╭─ Supplied material

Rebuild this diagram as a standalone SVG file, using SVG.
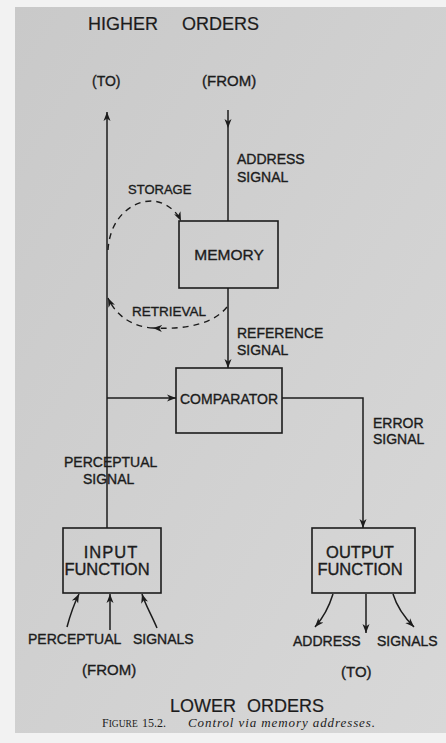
<svg xmlns="http://www.w3.org/2000/svg" width="446" height="743" viewBox="0 0 446 743">
<defs>
<linearGradient id="pg" x1="0" y1="0" x2="1" y2="1">
<stop offset="0" stop-color="#c9c9c9"/>
<stop offset="1" stop-color="#d8d8d8"/>
</linearGradient>
<marker id="ah" markerUnits="userSpaceOnUse" markerWidth="12" markerHeight="10" refX="9" refY="4" orient="auto" viewBox="0 0 12 8">
<path d="M0,0.5 L9,4 L0,7.5 L2.5,4 Z" fill="#1c1c1c"/>
</marker>
</defs>
<style>
.t{font-family:"Liberation Sans",Arial,sans-serif;fill:#1c1c1c;font-size:14px;stroke:#1c1c1c;stroke-width:0.35}
.big{font-size:16.5px}
.hd{font-size:18px;stroke-width:0.2}
.ln{fill:none;stroke:#1c1c1c;stroke-width:1.5}
.ds{fill:none;stroke:#1c1c1c;stroke-width:1.4;stroke-dasharray:6 5}
.box{fill:none;stroke:#1c1c1c;stroke-width:1.6}
.cap{font-family:"Liberation Serif","Times New Roman",serif;fill:#1c1c1c;font-size:12px}
</style>
<rect x="0" y="0" width="446" height="743" fill="#f2f2f2"/>
<rect x="15" y="7" width="431" height="726" fill="url(#pg)"/>

<g id="labels-top">
<text class="t hd" x="88" y="30">HIGHER</text>
<text class="t hd" x="182" y="30">ORDERS</text>
<text class="t" x="92" y="86">(TO)</text>
<text class="t" x="202" y="86" style="font-size:15px">(FROM)</text>
</g>

<g id="connectors">
<path class="ln" d="M107,528 L107,112" marker-end="url(#ah)"/>
<path class="ln" d="M228,110 L228,128 L228,221" marker-mid="url(#ah)"/>
<path class="ln" d="M228,288 L228,368" marker-end="url(#ah)"/>
<path class="ln" d="M107,398 L176,398" marker-end="url(#ah)"/>
<path class="ln" d="M282,398 L363,398 L363,528" marker-end="url(#ah)"/>
<path class="ds" d="M108,250 C110,215 135,200 153,201 C165,202 176,210 181,221" marker-end="url(#ah)"/>
<path class="ds" d="M227,307 C215,322 190,330 153,328" marker-end="url(#ah)"/>
<path class="ds" d="M153,328 C135,327 117,318 108,298" marker-end="url(#ah)"/>
<path class="ln" d="M67,627 C71,612 75,602 79,594" marker-end="url(#ah)"/>
<path class="ln" d="M110,630 L110,594" marker-end="url(#ah)"/>
<path class="ln" d="M157,628 C151,614 145,604 142,594" marker-end="url(#ah)"/>
<path class="ln" d="M333,594 C329,607 323,618 315,627" marker-end="url(#ah)"/>
<path class="ln" d="M366,594 L366,633" marker-end="url(#ah)"/>
<path class="ln" d="M393,594 C397,607 405,618 414,627" marker-end="url(#ah)"/>
</g>

<g id="edge-labels">
<text class="t" x="237" y="164">ADDRESS</text>
<text class="t" x="237" y="182">SIGNAL</text>
<text class="t" x="128" y="194" style="font-size:13px">STORAGE</text>
<text class="t" x="132" y="316" style="font-size:13.5px">RETRIEVAL</text>
<text class="t" x="237" y="338">REFERENCE</text>
<text class="t" x="237" y="355">SIGNAL</text>
<text class="t" x="373" y="428">ERROR</text>
<text class="t" x="373" y="444">SIGNAL</text>
<text class="t" x="64" y="467">PERCEPTUAL</text>
<text class="t" x="83" y="484">SIGNAL</text>
</g>

<g id="memory">
<rect class="box" x="179" y="221" width="99" height="67"/>
<text class="t" x="229" y="260" text-anchor="middle" style="font-size:15.5px">MEMORY</text>
</g>

<g id="comparator">
<rect class="box" x="176" y="368" width="106" height="65"/>
<text class="t" x="229" y="404" text-anchor="middle">COMPARATOR</text>
</g>

<g id="input-function">
<rect class="box" x="63" y="528" width="98" height="65"/>
<text class="t big" x="111" y="558" text-anchor="middle" letter-spacing="1">INPUT</text>
<text class="t big" x="107" y="575" text-anchor="middle">FUNCTION</text>
</g>

<g id="output-function">
<rect class="box" x="312" y="528" width="103" height="65"/>
<text class="t big" x="360" y="558" text-anchor="middle">OUTPUT</text>
<text class="t big" x="360" y="575" text-anchor="middle">FUNCTION</text>
</g>

<g id="labels-bottom">
<text class="t" x="28" y="644">PERCEPTUAL</text>
<text class="t" x="133" y="644">SIGNALS</text>
<text class="t" x="82" y="675" style="font-size:15px">(FROM)</text>
<text class="t" x="293" y="646">ADDRESS</text>
<text class="t" x="377" y="646">SIGNALS</text>
<text class="t" x="341" y="677" style="font-size:15px">(TO)</text>
<text class="t hd" x="170" y="712">LOWER</text>
<text class="t hd" x="247" y="712">ORDERS</text>
<text class="cap" x="102" y="727">F<tspan style="font-size:9.5px">IGURE</tspan><tspan x="142">15.2.</tspan></text>
<text class="cap" x="188" y="727" font-style="italic" style="font-size:13px" textLength="187" lengthAdjust="spacing">Control via memory addresses.</text>
</g>
</svg>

╰─

→ What to work on
Every line of text is to be repeated exactly; pictures are left out.

→ Solution to this problem
Rebuild this diagram as a standalone SVG file, using SVG.
<svg xmlns="http://www.w3.org/2000/svg" width="446" height="743" viewBox="0 0 446 743">
<defs>
<linearGradient id="pg" x1="0" y1="0" x2="1" y2="1">
<stop offset="0" stop-color="#c9c9c9"/>
<stop offset="1" stop-color="#d8d8d8"/>
</linearGradient>
<marker id="ah" markerUnits="userSpaceOnUse" markerWidth="12" markerHeight="10" refX="9" refY="4" orient="auto" viewBox="0 0 12 8">
<path d="M0,0.5 L9,4 L0,7.5 L2.5,4 Z" fill="#1c1c1c"/>
</marker>
</defs>
<style>
.t{font-family:"Liberation Sans",Arial,sans-serif;fill:#1c1c1c;font-size:14px;stroke:#1c1c1c;stroke-width:0.35}
.big{font-size:16.5px}
.hd{font-size:18px;stroke-width:0.2}
.ln{fill:none;stroke:#1c1c1c;stroke-width:1.5}
.ds{fill:none;stroke:#1c1c1c;stroke-width:1.4;stroke-dasharray:6 5}
.box{fill:none;stroke:#1c1c1c;stroke-width:1.6}
.cap{font-family:"Liberation Serif","Times New Roman",serif;fill:#1c1c1c;font-size:12px}
</style>
<rect x="0" y="0" width="446" height="743" fill="#f2f2f2"/>
<rect x="15" y="7" width="431" height="726" fill="url(#pg)"/>

<g id="labels-top">
<text class="t hd" x="88" y="30">HIGHER</text>
<text class="t hd" x="182" y="30">ORDERS</text>
<text class="t" x="92" y="86">(TO)</text>
<text class="t" x="202" y="86" style="font-size:15px">(FROM)</text>
</g>

<g id="connectors">
<path class="ln" d="M107,528 L107,112" marker-end="url(#ah)"/>
<path class="ln" d="M228,110 L228,128 L228,221" marker-mid="url(#ah)"/>
<path class="ln" d="M228,288 L228,368" marker-end="url(#ah)"/>
<path class="ln" d="M107,398 L176,398" marker-end="url(#ah)"/>
<path class="ln" d="M282,398 L363,398 L363,528" marker-end="url(#ah)"/>
<path class="ds" d="M108,250 C110,215 135,200 153,201 C165,202 176,210 181,221" marker-end="url(#ah)"/>
<path class="ds" d="M227,307 C215,322 190,330 153,328" marker-end="url(#ah)"/>
<path class="ds" d="M153,328 C135,327 117,318 108,298" marker-end="url(#ah)"/>
<path class="ln" d="M67,627 C71,612 75,602 79,594" marker-end="url(#ah)"/>
<path class="ln" d="M110,630 L110,594" marker-end="url(#ah)"/>
<path class="ln" d="M157,628 C151,614 145,604 142,594" marker-end="url(#ah)"/>
<path class="ln" d="M333,594 C329,607 323,618 315,627" marker-end="url(#ah)"/>
<path class="ln" d="M366,594 L366,633" marker-end="url(#ah)"/>
<path class="ln" d="M393,594 C397,607 405,618 414,627" marker-end="url(#ah)"/>
</g>

<g id="edge-labels">
<text class="t" x="237" y="164">ADDRESS</text>
<text class="t" x="237" y="182">SIGNAL</text>
<text class="t" x="128" y="194" style="font-size:13px">STORAGE</text>
<text class="t" x="132" y="316" style="font-size:13.5px">RETRIEVAL</text>
<text class="t" x="237" y="338">REFERENCE</text>
<text class="t" x="237" y="355">SIGNAL</text>
<text class="t" x="373" y="428">ERROR</text>
<text class="t" x="373" y="444">SIGNAL</text>
<text class="t" x="64" y="467">PERCEPTUAL</text>
<text class="t" x="83" y="484">SIGNAL</text>
</g>

<g id="memory">
<rect class="box" x="179" y="221" width="99" height="67"/>
<text class="t" x="229" y="260" text-anchor="middle" style="font-size:15.5px">MEMORY</text>
</g>

<g id="comparator">
<rect class="box" x="176" y="368" width="106" height="65"/>
<text class="t" x="229" y="404" text-anchor="middle">COMPARATOR</text>
</g>

<g id="input-function">
<rect class="box" x="63" y="528" width="98" height="65"/>
<text class="t big" x="111" y="558" text-anchor="middle" letter-spacing="1">INPUT</text>
<text class="t big" x="107" y="575" text-anchor="middle">FUNCTION</text>
</g>

<g id="output-function">
<rect class="box" x="312" y="528" width="103" height="65"/>
<text class="t big" x="360" y="558" text-anchor="middle">OUTPUT</text>
<text class="t big" x="360" y="575" text-anchor="middle">FUNCTION</text>
</g>

<g id="labels-bottom">
<text class="t" x="28" y="644">PERCEPTUAL</text>
<text class="t" x="133" y="644">SIGNALS</text>
<text class="t" x="82" y="675" style="font-size:15px">(FROM)</text>
<text class="t" x="293" y="646">ADDRESS</text>
<text class="t" x="377" y="646">SIGNALS</text>
<text class="t" x="341" y="677" style="font-size:15px">(TO)</text>
<text class="t hd" x="170" y="712">LOWER</text>
<text class="t hd" x="247" y="712">ORDERS</text>
<text class="cap" x="102" y="727">F<tspan style="font-size:9.5px">IGURE</tspan><tspan x="142">15.2.</tspan></text>
<text class="cap" x="188" y="727" font-style="italic" style="font-size:13px" textLength="187" lengthAdjust="spacing">Control via memory addresses.</text>
</g>
</svg>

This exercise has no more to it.